Heller innovated methods to reduce medication errors that are still in use
today. He also became a champion for unit dose drug distribution, which is
today the foundation of drug dispensing in all hospitals and extended-care
facilities.
Marc
Jordin, Ph.D., appointed the same year (1955) as Heller, contributed as a
long-time teacher of and mentor to many successful pharmacists. Other
faculty worked diligently to establish the Drug Information Center and the
Poison Control Center; both of which are early models for successful
practice in the country.
Closer
to present time, faculty have been actively engaged in defining practices
and evaluation standards for Disease State Management, the cognitive
service model that promises to transform future practice. The research
productivity of the college has also been transformed in recent years, and
the faculty has gained national funding. Through the years, however, the
central concern remains the quality of teaching, in order to provide
Arkansas patients with expert pharmacists.
What’s
Past is Prologue
During
this half-century, “The Med Center” in Little Rock was transformed.
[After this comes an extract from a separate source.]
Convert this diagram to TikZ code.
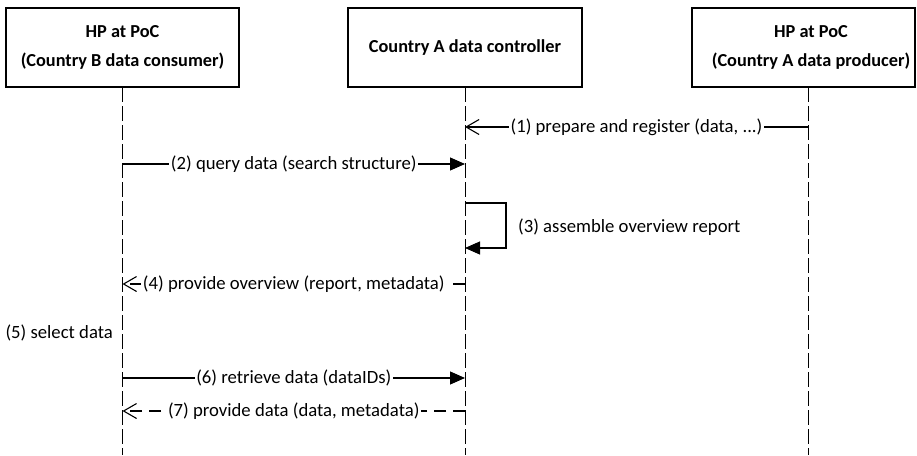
\documentclass[tikz,border=0pt]{standalone}
\usepackage{fontspec}
\setmainfont{Carlito}
\usetikzlibrary{arrows.meta}
\begin{document}
\begin{tikzpicture}[x=1pt,y=-1pt,
  every node/.style={font=\fontsize{18.7}{21}\selectfont},
  actor/.style={draw, line width=1.1pt, minimum height=79pt, inner sep=0pt},
  title/.style={font=\bfseries\fontsize{18.3}{29}\selectfont, align=center, inner sep=0pt},
  lifeline/.style={line width=1pt, dash pattern=on 15pt off 4pt},
  call/.style={line width=1.1pt, -{Triangle[length=15pt,width=13pt]}},
  async/.style={line width=1.1pt, -{Straight Barb[length=13pt,width=15pt]}},
  reply/.style={async, dash pattern=on 12pt off 7pt},
  lbl/.style={fill=white, inner sep=1.5pt}
]
\useasboundingbox (0,0) rectangle (917,455);

% participants
\node[actor, minimum width=233pt] (cons) at (122.5,47.5) {};
\node[title] (consT) at (122.5,47.5) {HP at PoC\\(Country B data consumer)};
\node[actor, minimum width=234pt] (ctrl) at (465,47.5) {};
\node[title] (ctrlT) at (465,47.5) {Country A data controller};
\node[actor, minimum width=223pt] (prod) at (803.5,47.5) {};
\node[title] (prodT) at (811,47.5) {HP at PoC\\(Country A data producer)};

% lifelines
\coordinate (consTop) at (122.5,87);
\coordinate (ctrlTop) at (465,87);
\coordinate (prodTop) at (808,87);
\coordinate (consEnd) at (122.5,455);
\coordinate (ctrlEnd) at (465,455);
\coordinate (prodEnd) at (808,455);
\draw[lifeline] (consTop) -- (consEnd);
\draw[lifeline] (ctrlTop) -- (ctrlEnd);
\draw[lifeline] (prodTop) -- (prodEnd);

% message end points
\coordinate (m1s) at (808,127);   \coordinate (m1e) at (465,127);
\coordinate (m2s) at (122.5,164); \coordinate (m2e) at (465,164);
\coordinate (m3s) at (465,203);   \coordinate (m3r) at (506,203);
\coordinate (m3e) at (465,248);
\coordinate (m4s) at (465,284);   \coordinate (m4e) at (122.5,284);
\coordinate (m6s) at (122.5,378); \coordinate (m6e) at (465,378);
\coordinate (m7s) at (465,411);   \coordinate (m7e) at (122.5,411);

% messages
\draw[async] (m1s) -- node[lbl] (t1) {(1) prepare and register (data, ...)} (m1e);
\draw[call] (m2s) -- node[lbl] (t2) {(2) query data (search structure)} (m2e);
\draw[call] (m3s) -- (m3r) |- (m3e);
\node[anchor=west, inner sep=0pt] (t3) at (518,227) {(3) assemble overview report};
\draw[reply] (m4s) -- node[lbl] (t4) {(4) provide overview (report, metadata)} (m4e);
\node[anchor=east, inner sep=0pt] (t5) at (113,333) {(5) select data};
\draw[call] (m6s) -- node[lbl] (t6) {(6) retrieve data (dataIDs)} (m6e);
\draw[reply] (m7s) -- node[lbl] (t7) {(7) provide data (data, metadata)} (m7e);
\end{tikzpicture}
\end{document}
What had been the University Medical Center with two colleges (Medicine
and Pharmacy) became the University of Arkansas for Medical Sciences with
six colleges. Meanwhile, the graduate program became independent of the
Fayetteville campus. UAMS is now one of the largest employers in the state
and is represented throughout Arkansas by the Area Health Education
Centers (AHEC) Program. Every AHEC site has at least one full-time College
of Pharmacy faculty member.
Although
much has changed in the past half-century, much has endured —
particularly the essential connection between education in basic science
and in clinical skills. Governor McMath’s prescience in insisting on a
Medical Center has certainly been validated. Health-care education,
including pharmacy, has become more useful to the public precisely because
it has been changed by the insights gained in clinical practice. The
decision to make the College of Pharmacy part of an interdisciplinary
medical center has remained for fifty years the core source of strength
for the program. Fifty years hence, the college will continue to celebrate
its role as a constituent college in an academic medical center.